Ali Obeidi, pemilik salah satu rumah, mengatakan, “Saya telah tinggal di sini selama 15 tahun, yang berarti selama 15 tahun kami menderita akibat tindakan pemerintah Israel, dan setiap dua bulan ada sidang, kadang diperpanjang dan kadang tidak. Saya membangun untuk tujuh saudara laki-laki saya di sebelah saya 10 tahun yang lalu. Pada akhirnya, keputusan pembongkaran dikeluarkan terhadap kami semua.”

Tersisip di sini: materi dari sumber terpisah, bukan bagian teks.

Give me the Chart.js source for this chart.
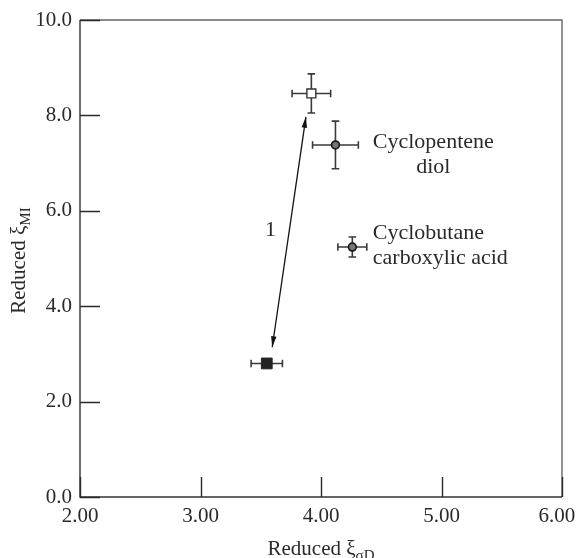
<!DOCTYPE html>
<html>
<head>
<meta charset="utf-8">
<script src="https://cdn.jsdelivr.net/npm/chart.js@4.4.0/dist/chart.umd.min.js"></script>
<style>
  html, body { margin: 0; padding: 0; background: #fff; }
  #wrap { width: 577px; height: 558px; position: relative; }
</style>
</head>
<body>
<div id="wrap"><canvas id="c" width="577" height="558"></canvas></div>
<script>
// Reduced dispersion / polar interaction parameters of the compounds
const compounds = ['Reference (open)', 'Cyclopentene diol', 'Cyclobutane carboxylic acid', 'Reference (filled)'];
const xValues = [3.92, 4.12, 4.26, 3.55];
const yValues = [8.46, 7.38, 5.24, 2.80];
const xErrors = [0.16, 0.19, 0.12, 0.13];
const yErrors = [0.41, 0.50, 0.21, 0.00];

// Double-headed arrow labelled "1" linking the two squares
const arrowStart = [3.595, 3.14];
const arrowEnd = [3.875, 7.97];
const arrowLabel = '1';
const arrowLabelPos = [3.58, 5.62];

const xTicks = [2, 3, 4, 5, 6];
const yTicks = [0, 2, 4, 6, 8, 10];

const SERIF = '"Liberation Serif", "DejaVu Serif", serif';
const INK = '#2a2a2a';

function pt(i) { return { x: xValues[i], y: yValues[i] }; }

// Frame, inward ticks, error bars, arrow and text annotations
const decorations = {
  id: 'decorations',
  beforeDatasetsDraw(chart) {
    const { ctx, chartArea: a, scales: { x, y } } = chart;
    ctx.save();
    // frame: top/right lighter, left/bottom darker
    ctx.lineWidth = 1.4;
    ctx.strokeStyle = '#666';
    ctx.beginPath();
    ctx.moveTo(a.left, a.top); ctx.lineTo(a.right, a.top); ctx.lineTo(a.right, a.bottom);
    ctx.stroke();
    ctx.strokeStyle = '#333';
    ctx.beginPath();
    ctx.moveTo(a.left, a.top); ctx.lineTo(a.left, a.bottom); ctx.lineTo(a.right, a.bottom);
    ctx.stroke();
    // inward ticks
    ctx.strokeStyle = INK;
    ctx.lineWidth = 1.4;
    ctx.beginPath();
    xTicks.forEach(v => {
      const px = Math.round(x.getPixelForValue(v)) + 0.5;
      ctx.moveTo(px, a.bottom); ctx.lineTo(px, a.bottom - 20);
    });
    yTicks.forEach(v => {
      const py = Math.round(y.getPixelForValue(v)) + 0.5;
      ctx.moveTo(a.left, py); ctx.lineTo(a.left + 20, py);
    });
    ctx.stroke();
    // error bars
    ctx.strokeStyle = '#3a3a3a';
    ctx.lineWidth = 1.6;
    const cap = 3.8;
    for (let i = 0; i < xValues.length; i++) {
      const cx = x.getPixelForValue(xValues[i]);
      const cy = y.getPixelForValue(yValues[i]);
      ctx.beginPath();
      if (xErrors[i] > 0) {
        const x1 = x.getPixelForValue(xValues[i] - xErrors[i]);
        const x2 = x.getPixelForValue(xValues[i] + xErrors[i]);
        ctx.moveTo(x1, cy); ctx.lineTo(x2, cy);
        ctx.moveTo(x1, cy - cap); ctx.lineTo(x1, cy + cap);
        ctx.moveTo(x2, cy - cap); ctx.lineTo(x2, cy + cap);
      }
      if (yErrors[i] > 0) {
        const y1 = y.getPixelForValue(yValues[i] - yErrors[i]);
        const y2 = y.getPixelForValue(yValues[i] + yErrors[i]);
        ctx.moveTo(cx, y1); ctx.lineTo(cx, y2);
        ctx.moveTo(cx - cap, y1); ctx.lineTo(cx + cap, y1);
        ctx.moveTo(cx - cap, y2); ctx.lineTo(cx + cap, y2);
      }
      ctx.stroke();
    }
    // arrow
    const sx = x.getPixelForValue(arrowStart[0]), sy = y.getPixelForValue(arrowStart[1]);
    const ex = x.getPixelForValue(arrowEnd[0]), ey = y.getPixelForValue(arrowEnd[1]);
    ctx.strokeStyle = '#111';
    ctx.fillStyle = '#111';
    ctx.lineWidth = 1.3;
    ctx.beginPath(); ctx.moveTo(sx, sy); ctx.lineTo(ex, ey); ctx.stroke();
    const head = (tx, ty, fx, fy) => {
      const ang = Math.atan2(ty - fy, tx - fx);
      const len = 11, hw = 2.7;
      const bx = tx - len * Math.cos(ang), by = ty - len * Math.sin(ang);
      ctx.beginPath();
      ctx.moveTo(tx, ty);
      ctx.lineTo(bx + hw * Math.sin(ang), by - hw * Math.cos(ang));
      ctx.lineTo(bx - hw * Math.sin(ang), by + hw * Math.cos(ang));
      ctx.closePath(); ctx.fill();
    };
    head(ex, ey, sx, sy);
    head(sx, sy, ex, ey);
    ctx.restore();
  },
  afterDraw(chart) {
    const { ctx, chartArea: a, scales: { x, y } } = chart;
    ctx.save();
    ctx.fillStyle = INK;
    ctx.font = '22px ' + SERIF;
    ctx.textBaseline = 'alphabetic';
    // arrow label
    ctx.textAlign = 'center';
    ctx.fillText(arrowLabel, x.getPixelForValue(arrowLabelPos[0]), y.getPixelForValue(arrowLabelPos[1]) + 7);
    // compound names
    const lx = x.getPixelForValue(4.43);
    ctx.textAlign = 'left';
    const p1y = y.getPixelForValue(yValues[1]);
    ctx.fillText('Cyclopentene', lx, p1y + 3);
    const w1 = ctx.measureText('Cyclopentene').width;
    ctx.textAlign = 'center';
    ctx.fillText('diol', lx + w1 / 2, p1y + 28);
    ctx.textAlign = 'left';
    const p2y = y.getPixelForValue(yValues[2]);
    ctx.fillText('Cyclobutane', lx, p2y - 8);
    ctx.fillText('carboxylic acid', lx, p2y + 17);

    // axis titles with subscripts
    const drawTitle = (main, sub) => {
      ctx.font = '21px ' + SERIF;
      const wm = ctx.measureText(main).width;
      ctx.font = '15px ' + SERIF;
      const ws = ctx.measureText(sub).width;
      const total = wm + ws;
      ctx.textAlign = 'left';
      ctx.font = '21px ' + SERIF;
      ctx.fillText(main, -total / 2, 0);
      ctx.font = '15px ' + SERIF;
      ctx.fillText(sub, -total / 2 + wm, 5);
    };
    ctx.save();
    ctx.translate((a.left + a.right) / 2, 555);
    drawTitle('Reduced \u03BE', '\u03C3D');
    ctx.restore();
    ctx.save();
    ctx.translate(25, (a.top + a.bottom) / 2 + 2);
    ctx.rotate(-Math.PI / 2);
    drawTitle('Reduced \u03BE', 'MI');
    ctx.restore();
    ctx.restore();
  }
};

const ctx = document.getElementById('c').getContext('2d');
new Chart(ctx, {
  type: 'scatter',
  data: {
    datasets: [
      {
        label: compounds[0],
        data: [pt(0)],
        pointStyle: 'rect',
        pointRadius: 6.3,
        backgroundColor: '#fff',
        borderColor: '#333',
        borderWidth: 1.4
      },
      {
        label: compounds[3],
        data: [pt(3)],
        pointStyle: 'rect',
        pointRadius: 7.6,
        backgroundColor: '#222',
        borderColor: '#222',
        borderWidth: 1
      },
      {
        label: compounds[1] + ' / ' + compounds[2],
        data: [pt(1), pt(2)],
        pointStyle: 'circle',
        pointRadius: 3.9,
        backgroundColor: '#777',
        borderColor: '#1a1a1a',
        borderWidth: 1.7
      },
      {
        label: 'cross',
        data: [pt(1), pt(2)],
        pointStyle: 'crossRot',
        pointRadius: 4,
        borderColor: '#1a1a1a',
        borderWidth: 1.5
      }
    ]
  },
  options: {
    responsive: false,
    animation: false,
    layout: { padding: { top: 20, right: 15, left: 0, bottom: 0 } },
    plugins: {
      legend: { display: false },
      tooltip: { enabled: false }
    },
    scales: {
      x: {
        type: 'linear',
        min: 2, max: 6,
        afterBuildTicks: s => { s.ticks = xTicks.map(v => ({ value: v })); },
        afterFit: s => { s.height = 61; s.paddingLeft = 0; s.paddingRight = 0; },
        grid: { display: false, drawTicks: false },
        border: { display: false },
        ticks: {
          padding: 7,
          color: INK,
          font: { family: SERIF, size: 21 },
          // last label kept inside the canvas edge
          callback: v => v === 6 ? v.toFixed(2) + '\u2002' : v.toFixed(2)
        }
      },
      y: {
        type: 'linear',
        min: 0, max: 10,
        afterBuildTicks: s => { s.ticks = yTicks.map(v => ({ value: v })); },
        afterFit: s => { s.width = 80; s.paddingTop = 0; s.paddingBottom = 0; },
        grid: { display: false, drawTicks: false },
        border: { display: false },
        ticks: {
          padding: 8,
          color: INK,
          font: { family: SERIF, size: 21 },
          callback: v => v.toFixed(1)
        }
      }
    }
  },
  plugins: [decorations]
});
</script>
</body>
</html>
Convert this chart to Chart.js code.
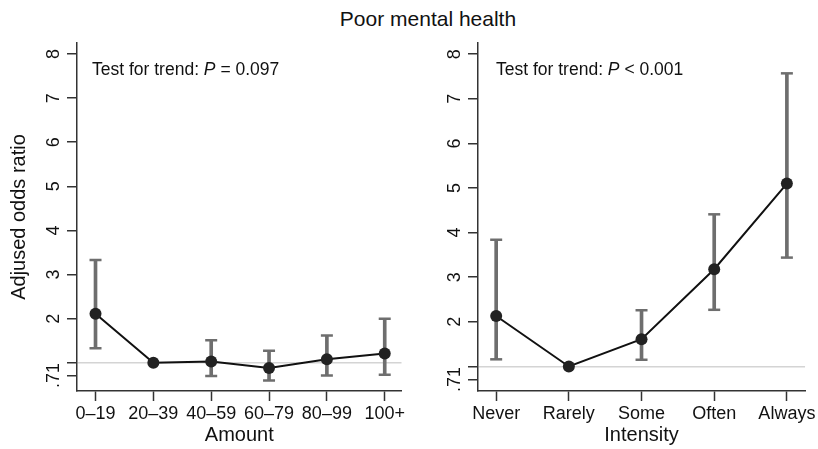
<!DOCTYPE html>
<html>
<head>
<meta charset="utf-8">
<script src="https://cdn.jsdelivr.net/npm/chart.js@4/dist/chart.umd.min.js"></script>
<style>
  body { margin: 0; background: #fff; width: 818px; height: 449px; position: relative; overflow: hidden; font-family: "Liberation Sans", Arial, sans-serif; }
  #title { position: absolute; left: 0; width: 856px; top: 8px; text-align: center; font-size: 21px; line-height: 1; color: #111; }
  .box { position: absolute; top: 0; height: 449px; }
</style>
</head>
<body>
<div id="title">Poor mental health</div>
<div class="box" style="left:0;width:410px"><canvas id="amountChart" width="410" height="449"></canvas></div>
<div class="box" style="left:410px;width:408px"><canvas id="intensityChart" width="408" height="449"></canvas></div>
<script>
// values
const amountLabels = ["0–19", "20–39", "40–59", "60–79", "80–99", "100+"];
const amountOR = [2.11, 1.00, 1.03, 0.88, 1.08, 1.21];
const amountLo = [1.33, null, 0.70, 0.60, 0.71, 0.73];
const amountHi = [3.33, null, 1.51, 1.27, 1.62, 2.00];

const intensityLabels = ["Never", "Rarely", "Some", "Often", "Always"];
const intensityOR = [2.13, 1.00, 1.61, 3.18, 5.10];
const intensityLo = [1.16, null, 1.15, 2.27, 3.44];
const intensityHi = [3.84, null, 2.26, 4.41, 7.57];

const yTicks = [0.71, 1, 2, 3, 4, 5, 6, 7, 8];

const FONT = "'Liberation Sans', Arial, sans-serif";
const AXIS = "#333";
const BAR = "#6e6e6e";

// "Test for trend" note in the top left of each panel
const trendNote = {
  id: "trendNote",
  afterDraw(chart, args, opts) {
    const c = chart.ctx, a = chart.chartArea;
    let x = a.left + opts.dx;
    const y = a.top + 32;
    c.save();
    c.fillStyle = "#111";
    c.textBaseline = "alphabetic";
    c.font = "17.5px " + FONT;
    c.fillText("Test for trend: ", x, y);
    x += c.measureText("Test for trend: ").width;
    c.font = "italic 17.5px " + FONT;
    c.fillText("P", x, y);
    x += c.measureText("P").width;
    c.font = "17.5px " + FONT;
    c.fillText(opts.text, x, y);
    c.restore();
  }
};

function makeChart(id, labels, or, lo, hi, cfg) {
  const pts = or.map((v, i) => ({ x: i, y: v }));
  const bars = [], los = [], his = [];
  lo.forEach((v, i) => {
    if (v === null) return;
    bars.push({ x: i, y: [v, hi[i]] });
    los.push({ x: i, y: v });
    his.push({ x: i, y: hi[i] });
  });
  const cap = data => ({
    type: "line", data, showLine: false, order: 1,
    pointStyle: "line", pointRadius: 6, pointBorderWidth: 2.5,
    pointBorderColor: BAR, pointBackgroundColor: BAR, pointHoverRadius: 6
  });

  return new Chart(document.getElementById(id).getContext("2d"), {
    type: "line",
    data: {
      datasets: [
        {
          type: "line", data: pts, order: 0,
          borderColor: "#111", borderWidth: 2,
          pointRadius: 6, pointBackgroundColor: "#222", pointBorderColor: "#222",
          pointBorderWidth: 0, pointHoverRadius: 6
        },
        {
          type: "bar", data: bars, order: 2,
          backgroundColor: BAR, barThickness: 3, borderWidth: 0
        },
        cap(los),
        cap(his)
      ]
    },
    options: {
      responsive: false,
      animation: false,
      layout: { padding: { left: 0, right: cfg.padRight, top: 43, bottom: 0 } },
      plugins: {
        legend: { display: false },
        tooltip: { enabled: false },
        trendNote: { text: cfg.note, dx: cfg.noteDx }
      },
      scales: {
        x: {
          type: "linear",
          offset: false,
          min: cfg.xMin, max: cfg.xMax,
          afterBuildTicks: s => { s.ticks = labels.map((_, i) => ({ value: i })); },
          afterFit: s => { s.height = 58; },
          ticks: {
            callback: v => labels[v],
            font: { family: FONT, size: 18 }, color: "#111",
            padding: 2, maxRotation: 0, autoSkip: false
          },
          grid: { offset: false, drawOnChartArea: false, tickLength: 10, tickColor: AXIS, tickWidth: 1.5 },
          border: { color: AXIS, width: 1.5 },
          title: {
            display: true, text: cfg.xTitle,
            font: { family: FONT, size: 20 }, color: "#111",
            padding: { top: 0, bottom: 2 }
          }
        },
        y: {
          type: "linear",
          min: cfg.yMin, max: 8.25,
          afterBuildTicks: s => { s.ticks = yTicks.map(v => ({ value: v })); },
          afterFit: s => { s.width = cfg.yWidth; },
          ticks: {
            callback: v => v === 0.71 ? ".71" : (v === 1 ? "" : String(v)),
            font: { family: FONT, size: 18 }, color: "#111",
            minRotation: 90, maxRotation: 90, autoSkip: false,
            crossAlign: "center", padding: 0
          },
          grid: {
            color: c => (c.tick && c.tick.value === 1) ? "#d4d4d4" : "rgba(0,0,0,0)",
            lineWidth: 1.5, tickLength: 10, tickColor: AXIS, tickWidth: 1.5
          },
          border: { color: AXIS, width: 1.5 },
          title: {
            display: cfg.yTitle !== "", text: cfg.yTitle,
            font: { family: FONT, size: 20 }, color: "#111",
            padding: { top: 7, bottom: 0 }
          }
        }
      }
    },
    plugins: [trendNote]
  });
}

makeChart("amountChart", amountLabels, amountOR, amountLo, amountHi, {
  xTitle: "Amount", yTitle: "Adjused odds ratio", note: " = 0.097", noteDx: 15,
  xMin: -0.32, xMax: 5.29, yMin: 0.36, yWidth: 77, padRight: 4
});

makeChart("intensityChart", intensityLabels, intensityOR, intensityLo, intensityHi, {
  xTitle: "Intensity", yTitle: "", note: " < 0.001", noteDx: 18,
  xMin: -0.25, xMax: 4.25, yMin: 0.45, yWidth: 68, padRight: 11
});
</script>
</body>
</html>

Obeidi menambahkan, “Kami adalah 7 bersaudara. Kami memiliki keluarga yang berjumlah sekitar 40 orang. Kebanyakan dari mereka adalah anak-anak di bawah usia 16 tahun. Dengan terpaksa kami memutuskan untuk menghancurkan rumah kami dengan tangan kami sendiri agar tidak membayar uang dalam jumlah besar kepada pemerintah kota pendudukan Israel. Sekarang kami tidur di tenda di luar.”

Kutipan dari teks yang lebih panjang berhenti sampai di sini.